The Merger Agreement has been included to provide investors with information regarding its terms. It is not intended to provide any other
factual information about Anixter or WESCO. The representations, warranties and covenants contained in the Merger Agreement were made only for purposes of the Merger Agreement as of the specific dates therein, were solely for the benefit of the
parties to the Merger Agreement, may be subject to limitations agreed upon by the contracting parties, including being qualified by confidential disclosures made for the purposes of allocating contractual risk between the parties to the Merger
Agreement instead of establishing these matters as facts, and may be subject to standards of materiality applicable to the contracting parties that differ from those applicable to investors. Investors are not third-party beneficiaries under the
Merger Agreement and should not rely on the representations, warranties and covenants or any descriptions thereof as characterizations of the actual state of facts or condition of the parties thereto or any of their respective subsidiaries or
affiliates. Moreover, information concerning the subject matter of representations and warranties may change after the date of the Merger Agreement, which subsequent information may or may not be fully reflected in Anixter’s or WESCO’s public
disclosures.
On January 10, 2020, in connection with the execution of the Merger Agreement, certain stockholders of Anixter (collectively, the “Voting Agreement Stockholders”) associated with Samuel Zell, the Chairman of the board of directors of Anixter, entered into a voting and support agreement (the “Voting Agreement”) with WESCO and Anixter. Pursuant to the Voting Agreement, each Voting Agreement Stockholder has agreed, among other things, to vote or cause to be voted any
issued and outstanding shares of Anixter common stock beneficially owned by such Voting Agreement Stockholder, or that may otherwise become beneficially owned by such Voting Agreement Stockholder during the term of the Voting Agreement, in favor of
adopting the Merger Agreement and against any action, agreement or proposal that could reasonably be expected to delay, postpone or adversely affect consummation of the Merger and other transactions contemplated by the Merger Agreement. Each Voting
Agreement Stockholder also agreed not to transfer shares of Anixter common stock during the term of the Voting Agreement, subject to certain exceptions, including the ability to donate up to 600,000 shares of Anixter common stock to charitable
organizations, free of restrictions under the Voting Agreement. As of January 10, 2020, the Voting Agreement Stockholders held approximately 10.8% of the issued and outstanding shares of Anixter.

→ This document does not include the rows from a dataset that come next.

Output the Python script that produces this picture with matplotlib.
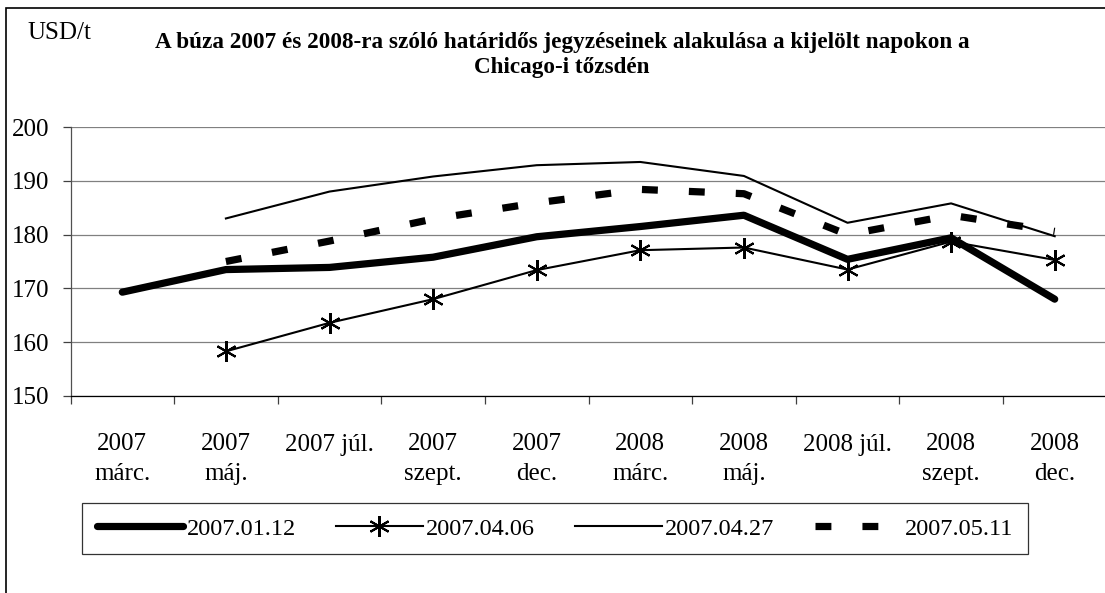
import numpy as np
import matplotlib
matplotlib.use("Agg")
import matplotlib.pyplot as plt
from matplotlib.patches import Rectangle

plt.rcParams['font.family'] = ['Liberation Serif', 'DejaVu Serif']

categories = ["2007\nmárc.", "2007\nmáj.", "2007 júl.", "2007\nszept.", "2007\ndec.",
              "2008\nmárc.", "2008\nmáj.", "2008 júl.", "2008\nszept.", "2008\ndec."]
s_20070112 = [169.3, 173.5, 173.9, 175.8, 179.6, 181.5, 183.6, 175.4, 179.4, 168.0]
s_20070406 = [np.nan, 158.3, 163.6, 168.0, 173.4, 177.1, 177.6, 173.5, 178.7, 175.3]
s_20070427 = [np.nan, 183.0, 188.0, 190.8, 192.9, 193.5, 190.9, 182.2, 185.8, 179.7]
s_20070511 = [np.nan, 175.0, 178.8, 182.9, 185.9, 188.4, 187.6, 180.0, 183.6, 180.6]
labels = ["2007.01.12", "2007.04.06", "2007.04.27", "2007.05.11"]
title = "A búza 2007 és 2008-ra szóló határidős jegyzéseinek alakulása a kijelölt napokon a\nChicago-i tőzsdén"
unit = "USD/t"

W, H = 1105, 593
fig = plt.figure(figsize=(W / 100, H / 100), dpi=100)
ax = fig.add_axes([70.5 / W, (H - 396) / H, 1036 / W, 269 / H])

x = np.arange(len(categories))
ax.plot(x, s_20070112, color='black', lw=5.2, solid_capstyle='round',
        solid_joinstyle='round', label=labels[0], zorder=3)
ax.plot(x, s_20070406, color='black', lw=1.5, marker=(6, 2, 0), markersize=15,
        markeredgewidth=1.5, label=labels[1], zorder=4)
ax.plot(x, s_20070427, color='black', lw=1.5, label=labels[2], zorder=3)
ax.plot(x, s_20070511, color='black', lw=5.2, linestyle=(0, (2.2, 4.3)),
        dash_capstyle='butt', label=labels[3], zorder=3)

ax.set_xlim(-0.5, len(categories) - 0.5)
ax.set_ylim(150, 200)
ax.set_yticks(np.arange(150, 201, 10))
ax.yaxis.grid(True, color='#808080', lw=0.9)
ax.set_axisbelow(True)

ax.set_xticks(np.arange(-0.5, len(categories), 1.0))
ax.set_xticklabels([])
ax.set_xticks(x, minor=True)
ax.set_xticklabels(categories, minor=True, fontsize=18, linespacing=1.42)
ax.tick_params(axis='x', which='major', length=6, width=0.9, color='#404040', direction='out')
ax.tick_params(axis='x', which='minor', length=0, pad=27)
ax.tick_params(axis='y', length=6, width=0.9, color='#404040', direction='out', pad=9, labelsize=18)

for s in ['top', 'right']:
    ax.spines[s].set_visible(False)
ax.spines['left'].set_color('#505050')
ax.spines['left'].set_linewidth(0.9)
ax.spines['bottom'].set_color('black')
ax.spines['bottom'].set_linewidth(0.9)

fig.text(562 / W, 1 - 55 / H, title, ha='center', va='center', fontsize=16.7,
         fontweight='bold', linespacing=1.25)
fig.text(27 / W, 1 - 33 / H, unit, ha='left', va='center', fontsize=18)

leg = fig.legend(loc='center', bbox_to_anchor=(555 / W, 1 - 528.5 / H), ncol=4,
                 fontsize=17.5, frameon=True, fancybox=False, handlelength=3.55,
                 handletextpad=0.15, columnspacing=1.65, borderpad=0.6)
leg.get_frame().set_edgecolor('black')
leg.get_frame().set_linewidth(0.9)

fig.patches.append(Rectangle((6 / W, -0.1), 1.2, 1 - 8 / H + 0.1, transform=fig.transFigure,
                             fill=False, edgecolor='black', lw=1.2, clip_on=False))

fig.savefig("out.png", dpi=100)
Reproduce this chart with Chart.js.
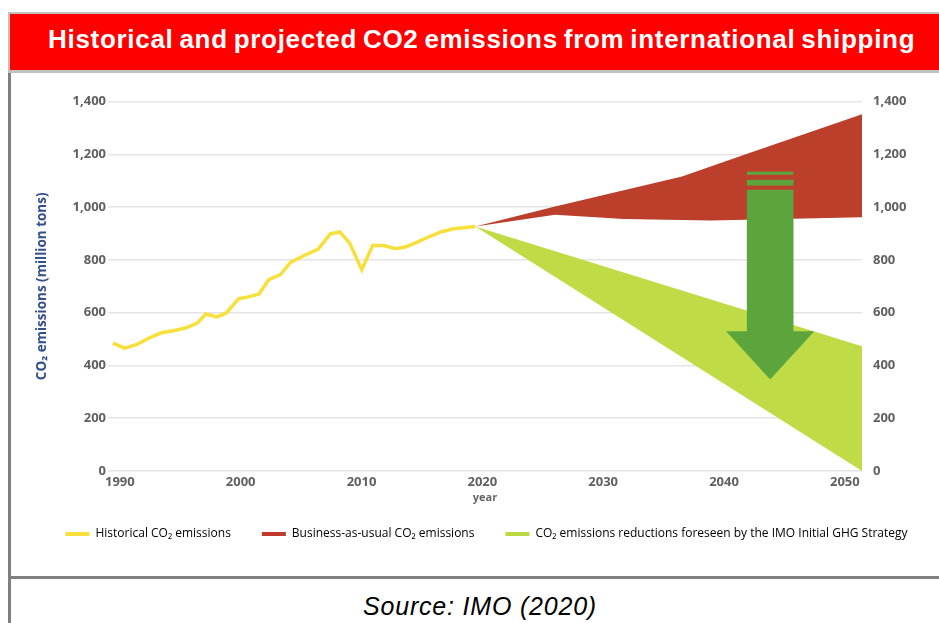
<!DOCTYPE html>
<html>
<head>
<meta charset="utf-8">
<script src="https://cdn.jsdelivr.net/npm/chart.js@4"></script>
<style>
  html, body { margin: 0; padding: 0; background: #fff; overflow: hidden; width: 939px; height: 623px; }
  #header {
    position: absolute; left: 8px; top: 12px; width: 931px; height: 61px; box-sizing: border-box;
    border-top: 2px solid #c0c0c0; border-left: 2px solid #c0c0c0; border-bottom: 3px solid #c0c0c0;
    background: #ff0000;
  }
  #header span {
    position: absolute; left: 38px; top: 0; line-height: 51px; white-space: nowrap;
    font-family: "Liberation Sans", Arial, sans-serif; font-weight: bold; font-size: 26px;
    color: #fff; letter-spacing: 0.7px; word-spacing: -2px;
  }
  #leftRule { position: absolute; left: 8px; top: 73px; width: 3px; height: 550px; background: #808080; }
  #bottomRule { position: absolute; left: 8px; top: 576px; width: 931px; height: 3px; background: #808080; }
  #source {
    position: absolute; left: 0; top: 591px; width: 960px; text-align: center; line-height: 30px;
    font-family: "Liberation Sans", Arial, sans-serif; font-style: italic; font-size: 25px;
    letter-spacing: 0.8px; color: #000;
  }
  #wrap { position: absolute; left: 12px; top: 76px; width: 949px; height: 498px; }
</style>
</head>
<body>
<div id="header"><span>Historical and projected CO2 emissions from international shipping</span></div>
<div id="leftRule"></div>
<div id="wrap"><canvas id="chart" width="949" height="498"></canvas></div>
<div id="bottomRule"></div>
<div id="source">Source: IMO (2020)</div>

<script>
(function () {
    'use strict';

    // historical emissions (million tons)
    var histYears = [1990, 1991, 1992, 1993, 1994, 1995, 1996, 1997, 1997.7, 1998.6, 1999.4, 2000.4, 2001.4, 2002.1, 2002.9,
        2003.85, 2004.7, 2005.8, 2007, 2008, 2008.8, 2009.6, 2010.6, 2011.5, 2012.4, 2013.4, 2014.2, 2015.2, 2016.1,
        2017.2, 2018.2, 2020];
    var histValues = [485, 466, 480, 504, 524, 532, 542, 561, 595, 584, 599, 653, 662, 671, 725,
        744, 791, 816, 841, 899, 906, 864, 763, 855, 855, 843, 849, 868, 887,
        907, 918, 927];

    // business-as-usual band
    var bauUpperYears = [2020, 2026.6, 2037.1, 2042.2, 2052];
    var bauUpperValues = [927, 1003, 1116, 1198, 1352];
    var bauLowerYears = [2020, 2026.6, 2032.3, 2039.5, 2052];
    var bauLowerValues = [927, 971, 955, 950, 962];

    // IMO strategy reduction band
    var imoUpperYears = [2020, 2052];
    var imoUpperValues = [927, 473];
    var imoLowerYears = [2020, 2052];
    var imoLowerValues = [927, 0];

    var xTicks = [1990, 2000, 2010, 2020, 2030, 2040, 2050];
    var yTicks = [0, 200, 400, 600, 800, 1000, 1200, 1400];

    var legendNames = ['Historical CO\u2082 emissions', 'Business-as-usual CO\u2082 emissions',
        'CO\u2082 emissions reductions foreseen by the IMO Initial GHG Strategy'];
    var legendColors = ['#f7e03c', '#c0392b', '#b9da45'];

    // the big down arrow, in axis units
    var arrow = { year: 2044.4, shaftHalf: 1.93, headHalf: 3.65, top: 1066, shaftBottom: 530, tip: 347,
        stripes: [[1135, 1123], [1104, 1082]], color: '#5ca53c' };

    function pts(xs, ys) {
        return xs.map(function (x, i) { return { x: x, y: ys[i] }; });
    }

    var tickFont = { size: 13, weight: 'bold' };
    var tickColor = '#606060';

    var arrowPlugin = {
        id: 'arrow',
        afterDatasetsDraw: function (chart) {
            var ctx = chart.ctx, xs = chart.scales.x, ys = chart.scales.y;
            var cx = xs.getPixelForValue(arrow.year);
            var sw = xs.getPixelForValue(arrow.year + arrow.shaftHalf) - cx;
            var hw = xs.getPixelForValue(arrow.year + arrow.headHalf) - cx;
            var top = ys.getPixelForValue(arrow.top), sb = ys.getPixelForValue(arrow.shaftBottom), tip = ys.getPixelForValue(arrow.tip);
            ctx.save();
            ctx.fillStyle = arrow.color;
            ctx.beginPath();
            ctx.moveTo(cx - sw, top);
            ctx.lineTo(cx + sw, top);
            ctx.lineTo(cx + sw, sb);
            ctx.lineTo(cx + hw, sb);
            ctx.lineTo(cx, tip);
            ctx.lineTo(cx - hw, sb);
            ctx.lineTo(cx - sw, sb);
            ctx.closePath();
            ctx.fill();
            arrow.stripes.forEach(function (s) {
                var a = ys.getPixelForValue(s[0]), b = ys.getPixelForValue(s[1]);
                ctx.fillRect(cx - sw, a, sw * 2, b - a);
            });
            ctx.restore();
        }
    };

    Chart.defaults.font.family = "'Open Sans', sans-serif";

    new Chart(document.getElementById('chart'), {
        type: 'line',
        data: {
            datasets: [
                { label: legendNames[0], data: pts(histYears, histValues), borderColor: '#f7e03c', borderWidth: 3.5,
                    pointRadius: 0, fill: false, tension: 0 },
                { label: legendNames[1], data: pts(bauUpperYears, bauUpperValues), borderWidth: 0, pointRadius: 0,
                    backgroundColor: '#bc3f2c', fill: '+1' },
                { label: 'bau-low', data: pts(bauLowerYears, bauLowerValues), borderWidth: 0, pointRadius: 0, fill: false },
                { label: legendNames[2], data: pts(imoUpperYears, imoUpperValues), borderWidth: 0, pointRadius: 0,
                    backgroundColor: '#bfdc47', fill: '+1' },
                { label: 'imo-low', data: pts(imoLowerYears, imoLowerValues), borderWidth: 0, pointRadius: 0, fill: false }
            ]
        },
        options: {
            responsive: false,
            animation: false,
            devicePixelRatio: 1,
            layout: { padding: { top: 25.7, bottom: 24, left: 0, right: 0 } },
            plugins: {
                tooltip: { enabled: false },
                legend: {
                    position: 'bottom',
                    labels: {
                        boxWidth: 24, boxHeight: 4, padding: 31, color: '#808080',
                        font: { size: 12 },
                        generateLabels: function () {
                            return legendNames.map(function (t, i) {
                                return { text: t, fillStyle: legendColors[i], strokeStyle: legendColors[i], lineWidth: 0, hidden: false };
                            });
                        }
                    }
                }
            },
            scales: {
                x: {
                    type: 'linear', min: 1989.6, max: 2052,
                    grid: { display: false, drawTicks: false },
                    border: { display: false },
                    afterBuildTicks: function (s) { s.ticks = xTicks.map(function (v) { return { value: v }; }); },
                    afterFit: function (s) { s.height = 26; },
                    ticks: { font: tickFont, color: tickColor, padding: 3, labelOffset: 7, maxRotation: 0,
                        callback: function (v) { return String(v); } },
                    title: { display: true, text: 'year', color: '#666', font: { size: 11, weight: 'bold' },
                        padding: { top: 0, bottom: -7 } }
                },
                y: {
                    position: 'left', min: 0, max: 1400,
                    afterBuildTicks: function (s) { s.ticks = yTicks.map(function (v) { return { value: v }; }); },
                    afterFit: function (s) { s.width = 96; },
                    grid: { color: '#e4e4e4', lineWidth: 1.5, drawTicks: false },
                    border: { display: false },
                    ticks: { font: tickFont, color: tickColor, padding: 2,
                        callback: function (v) { return v.toLocaleString('en-US'); } },
                    title: { display: true, text: 'CO\u2082 emissions (million tons)', color: '#34508c',
                        font: { size: 13.5, weight: 'bold' }, padding: { top: 22, bottom: 0 } }
                },
                y2: {
                    position: 'right', min: 0, max: 1400,
                    afterBuildTicks: function (s) { s.ticks = yTicks.map(function (v) { return { value: v }; }); },
                    afterFit: function (s) { s.width = 99; },
                    grid: { display: false, drawTicks: false },
                    border: { display: false },
                    ticks: { font: tickFont, color: tickColor, padding: 11,
                        callback: function (v) { return v.toLocaleString('en-US'); } }
                }
            }
        },
        plugins: [arrowPlugin]
    });
})();
</script>
</body>
</html>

The Voting Agreement will automatically terminate upon the earliest to occur of (i) the effective time of the Merger, (ii) the termination
of the Merger Agreement in accordance with its terms, and (iii) with respect to any Voting Agreement Stockholder, the election of such Voting Agreement Stockholder to terminate the Voting Agreement following any amendment of the Merger Agreement that
reduces or changes the form of consideration payable pursuant to the Merger Agreement.
The foregoing summary of the Voting Agreement and the transactions contemplated thereby does not purport to be complete and is subject to,
and qualified in its entirety by, the full text of the Voting Agreement attached hereto as Exhibit 10.1 and incorporated herein by reference.